Interviews by Ruwan Weerakoon, Esther Suhasini. Marisa de Silva and
Umangi de Mel
Passengers said that in those tense moments airport staff had told them to leave their baggage and run for safety. But several days later they had still not heard anything about the baggage.
One passenger who came from Singapore said they had left their baggage and taken cover but by Friday they still had no word as to what happened to their bags.
When journalists went in to the airport some five hours after the attack,
they saw no sign of security measures to look after the baggage. Any looter
could have walked away with the bags.
By Hiranthi FernandoAs the dust settled at the Bandaranaike International Airport, after the terrorist attack , Sri Lankan Airlines is raising its head to resume operations with reduced flight schedules. The national carrier, with a fleet of 12 aircraft, lost six of them in the terrorist attack.
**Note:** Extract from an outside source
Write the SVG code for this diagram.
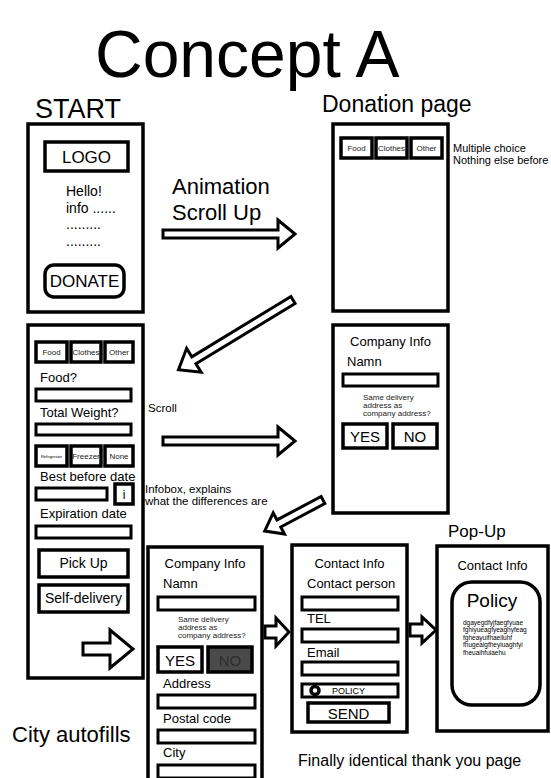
<svg xmlns="http://www.w3.org/2000/svg" width="551" height="778" viewBox="0 0 551 778">
  <style>
    text { font-family: "Liberation Sans", Arial, sans-serif; fill: #000; }
    .screen { fill: #fff; stroke: #000; stroke-width: 3.5; }
    .btn { fill: #fff; stroke: #000; stroke-width: 3.5; }
    .field { fill: #fff; stroke: #000; stroke-width: 3; }
    .arrow { fill: #fff; stroke: #000; stroke-width: 3; stroke-linejoin: miter; }
    .title { font-size: 66px; }
    .h1 { font-size: 27px; }
    .h2 { font-size: 23px; }
    .lbl { font-size: 13px; }
    .btxt { font-size: 15px; }
    .tiny { font-size: 8px; fill: #222; }
    .note { font-size: 11.5px; }
  </style>

  <rect width="551" height="778" fill="#fff"/>

  <text class="title" x="95" y="77">Concept A</text>

  <!-- Start screen -->
  <g id="start">
    <text class="h1" x="35" y="118">START</text>
    <rect class="screen" x="28" y="124" width="115" height="188"/>
    <rect class="btn" x="45" y="142" width="83" height="29"/>
    <text x="86.5" y="163" font-size="17" text-anchor="middle">LOGO</text>
    <text x="66" y="196" font-size="14">Hello!</text>
    <text x="66" y="212.5" font-size="14">info ......</text>
    <text x="66" y="229" font-size="14">.........</text>
    <text x="66" y="245.5" font-size="14">.........</text>
    <rect class="btn" x="45" y="265" width="79" height="32" rx="9"/>
    <text x="84.5" y="287" font-size="17" text-anchor="middle">DONATE</text>
  </g>

  <!-- Donation page -->
  <g id="donation">
    <text class="h2" x="322" y="112">Donation page</text>
    <rect class="screen" x="333" y="124" width="115" height="187"/>
    <rect class="btn" x="341" y="138" width="31" height="20"/>
    <text class="tiny" x="356.5" y="151" text-anchor="middle">Food</text>
    <rect class="btn" x="376" y="138" width="31" height="20"/>
    <text class="tiny" x="391.5" y="151" text-anchor="middle">Clothes</text>
    <rect class="btn" x="411" y="138" width="31" height="20"/>
    <text class="tiny" x="426.5" y="151" text-anchor="middle">Other</text>
    <text x="453" y="152" font-size="11">Multiple choice</text>
    <text x="453" y="164" font-size="11">Nothing else before</text>
  </g>

  <!-- Food form screen -->
  <g id="food-form">
    <rect class="screen" x="28" y="325" width="115" height="353"/>
    <rect class="btn" x="36" y="342" width="31" height="20"/>
    <text class="tiny" x="51.5" y="355" text-anchor="middle">Food</text>
    <rect class="btn" x="71" y="342" width="30" height="20"/>
    <text class="tiny" x="86" y="355" text-anchor="middle">Clothes</text>
    <rect class="btn" x="105" y="342" width="28" height="20"/>
    <text class="tiny" x="119" y="355" text-anchor="middle">Other</text>
    <text class="lbl" x="40" y="382">Food?</text>
    <rect class="field" x="36" y="389" width="95" height="12"/>
    <text class="lbl" x="40" y="417">Total Weight?</text>
    <rect class="field" x="36" y="424" width="95" height="11"/>
    <rect class="btn" x="36" y="446" width="31" height="20"/>
    <text x="51.5" y="458" font-size="4" fill="#222" text-anchor="middle">Refrigerator</text>
    <rect class="btn" x="71" y="446" width="30" height="20"/>
    <text class="tiny" x="86" y="459" text-anchor="middle">Freezer</text>
    <rect class="btn" x="105" y="446" width="28" height="20"/>
    <text class="tiny" x="119" y="459" text-anchor="middle">None</text>
    <text class="lbl" x="40" y="481">Best before date</text>
    <rect class="field" x="36" y="488" width="71" height="12"/>
    <rect class="btn" x="115" y="484" width="18" height="20"/>
    <text x="124" y="499" font-size="12" text-anchor="middle">i</text>
    <text class="lbl" x="40" y="518">Expiration date</text>
    <rect class="field" x="36" y="526" width="95" height="12"/>
    <rect class="btn" x="39" y="550" width="89" height="27"/>
    <text x="83.5" y="568" font-size="14" text-anchor="middle">Pick Up</text>
    <rect class="btn" x="39" y="585" width="89" height="27"/>
    <text x="83.5" y="603" font-size="14" text-anchor="middle">Self-delivery</text>
    <polygon class="arrow" points="83,643 110,643 110,630 133,649 110,668 110,655 83,655"/>
  </g>

  <!-- Company info screen -->
  <g id="company-info">
    <rect class="screen" x="333" y="325" width="115" height="188"/>
    <text class="lbl" x="390.5" y="346" text-anchor="middle">Company Info</text>
    <text class="lbl" x="347" y="366">Namn</text>
    <rect class="field" x="343" y="374" width="95" height="12"/>
    <text class="tiny" x="363" y="400">Same delivery</text>
    <text class="tiny" x="363" y="408">address as</text>
    <text class="tiny" x="363" y="416">company address?</text>
    <rect class="btn" x="343" y="424" width="44" height="24"/>
    <text class="btxt" x="365" y="442" text-anchor="middle">YES</text>
    <rect class="btn" x="393" y="424" width="44" height="24"/>
    <text class="btxt" x="415" y="442" text-anchor="middle">NO</text>
  </g>

  <!-- Company info with address -->
  <g id="company-address">
    <rect class="screen" x="148" y="547" width="114" height="240"/>
    <text class="lbl" x="205" y="568" text-anchor="middle">Company Info</text>
    <text class="lbl" x="163" y="588">Namn</text>
    <rect class="field" x="158" y="597" width="97" height="13"/>
    <text class="tiny" x="178" y="622">Same delivery</text>
    <text class="tiny" x="178" y="630">address as</text>
    <text class="tiny" x="178" y="638">company address?</text>
    <rect class="btn" x="158" y="647" width="44" height="25"/>
    <text class="btxt" x="180" y="666" text-anchor="middle">YES</text>
    <rect class="btn" x="208" y="647" width="44" height="25" style="fill:#4a4a4a"/>
    <text class="btxt" x="230" y="666" text-anchor="middle" style="fill:#2e2e2e">NO</text>
    <text class="lbl" x="163" y="688">Address</text>
    <rect class="field" x="158" y="695" width="97" height="13"/>
    <text class="lbl" x="163" y="723">Postal code</text>
    <rect class="field" x="158" y="730" width="97" height="13"/>
    <text class="lbl" x="163" y="757">City</text>
    <rect class="field" x="158" y="765" width="97" height="13"/>
  </g>

  <!-- Contact info screen -->
  <g id="contact-info">
    <rect class="screen" x="292" y="545" width="115" height="187"/>
    <text class="lbl" x="349.5" y="568" text-anchor="middle">Contact Info</text>
    <text class="lbl" x="307" y="588">Contact person</text>
    <rect class="field" x="302" y="597" width="96" height="13"/>
    <text class="lbl" x="307" y="623">TEL</text>
    <rect class="field" x="302" y="629" width="96" height="13"/>
    <text class="lbl" x="307" y="657">Email</text>
    <rect class="field" x="302" y="662" width="96" height="13"/>
    <rect class="field" x="302" y="684" width="96" height="13"/>
    <circle cx="315" cy="690.5" r="4" fill="#fff" stroke="#000" stroke-width="3.5"/>
    <text x="332" y="694" font-size="9" fill="#222">POLICY</text>
    <rect class="btn" x="308" y="703" width="81" height="19"/>
    <text class="btxt" x="348.5" y="719" text-anchor="middle">SEND</text>
  </g>

  <!-- Pop-up screen -->
  <g id="popup">
    <text x="448" y="537" font-size="17">Pop-Up</text>
    <rect class="screen" x="437" y="546" width="111" height="185"/>
    <text class="lbl" x="492.5" y="570" text-anchor="middle">Contact Info</text>
    <rect class="btn" x="452" y="582" width="88" height="123" rx="20"/>
    <text x="492" y="607" font-size="19" text-anchor="middle">Policy</text>
    <text x="463" y="625" font-size="6.5" fill="#222">dgayegdfyjfaegfyuae</text>
    <text x="463" y="632" font-size="6.5" fill="#222">fghiyueagfyeaghyfeag</text>
    <text x="463" y="640" font-size="6.5" fill="#222">fgheayuifhaeiluhf</text>
    <text x="463" y="647" font-size="6.5" fill="#222">fhugeaigfheyiuaghfyi</text>
    <text x="463" y="655" font-size="6.5" fill="#222">fheuaihfuiaehu</text>
  </g>

  <!-- Transitions -->
  <g id="connectors">
    <polygon class="arrow" points="163,230 278,230 278,220 295,234 278,248 278,238 163,238"/>
    <polygon class="arrow" transform="translate(293,300) rotate(148.7)" points="0,-4 116,-4 116,-14 134,0 116,14 116,4 0,4"/>
    <polygon class="arrow" points="163,437 278,437 278,427 295,441 278,455 278,445 163,445"/>
    <polygon class="arrow" transform="translate(323,500) rotate(152)" points="0,-4 50,-4 50,-12 66,0 50,12 50,4 0,4"/>
    <polygon class="arrow" points="265,626 276,626 276,618 289,632 276,646 276,638 265,638"/>
    <polygon class="arrow" points="410,624 422,624 422,617 436,630 422,643 422,636 410,636"/>
  </g>

  <!-- Annotations -->
  <text x="172" y="194" font-size="22">Animation</text>
  <text x="172" y="220" font-size="22">Scroll Up</text>
  <text class="note" x="148" y="412">Scroll</text>
  <text class="note" x="145" y="493">Infobox, explains</text>
  <text class="note" x="145" y="505">what the differences are</text>
  <text x="12" y="742" font-size="22">City autofills</text>
  <text x="298" y="766" font-size="16">Finally identical thank you page</text>
</svg>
Sri Lankan Airlines Chief Executive Officer (CEO) Peter Hill said at a news conference on Friday, that three of the aircraft, one A 340 and two Airbus A330, were total write offs, while the other three were damaged. An Airbus team from France arrived on Friday and has found that the three damaged aircraft were repairable, although the cost of repairs was not known yet. "The insurance will cover the financial liability on the aircraft and the cost of repairs," Mr. Hill said. He stressed that replacement of the destroyed aircraft depends on how quickly business returns to the airline. "There have been some cancellations in the UK. However, from past experience, we are surprised at how quickly the tourist industry returns to normalcy after such an incident," he said.
Although the picture looks bleak, the CEO said they were resilient and were confident of surmounting the problems. "We have received many messages of support in the past few days and we believe our colleagues will support us," Mr. Hill said.
The backlog of stranded passengers has been cleared to a large extent, with those stranded here being given accommodation and overseas passengers also being provided hotel accommodation.
On the more positive side, in three months the airline hopes to have the three damaged aircraft back in operation. They will then have nine aircraft functional. They also have plans to possibly use one or more aircraft from Emirates, which are stationed in Sri Lanka for four days at a stretch. Sri Lankan Airlines will draw on the resources and capacity of Emirates in the coming weeks to supplement their own schedules. At the same time it is also planned to develop a mini hub in Dubai as well as in Singapore and mount regular service between these countries to feed customers from Colombo through the Middle East and onto Europe, where they are unable to operate direct services.
In the meantime, Sri Lankan Airlines has worked out a short term flight schedule .The schedules have to be worked out daily for the next few days depending on the availability of aircraft. On July 26, Friday, seven flights were scheduled to operate while 12 were cancelled. On Saturday, eight flights were scheduled and five were cancelled, while eight flights have been scheduled to operate today and nine have been cancelled.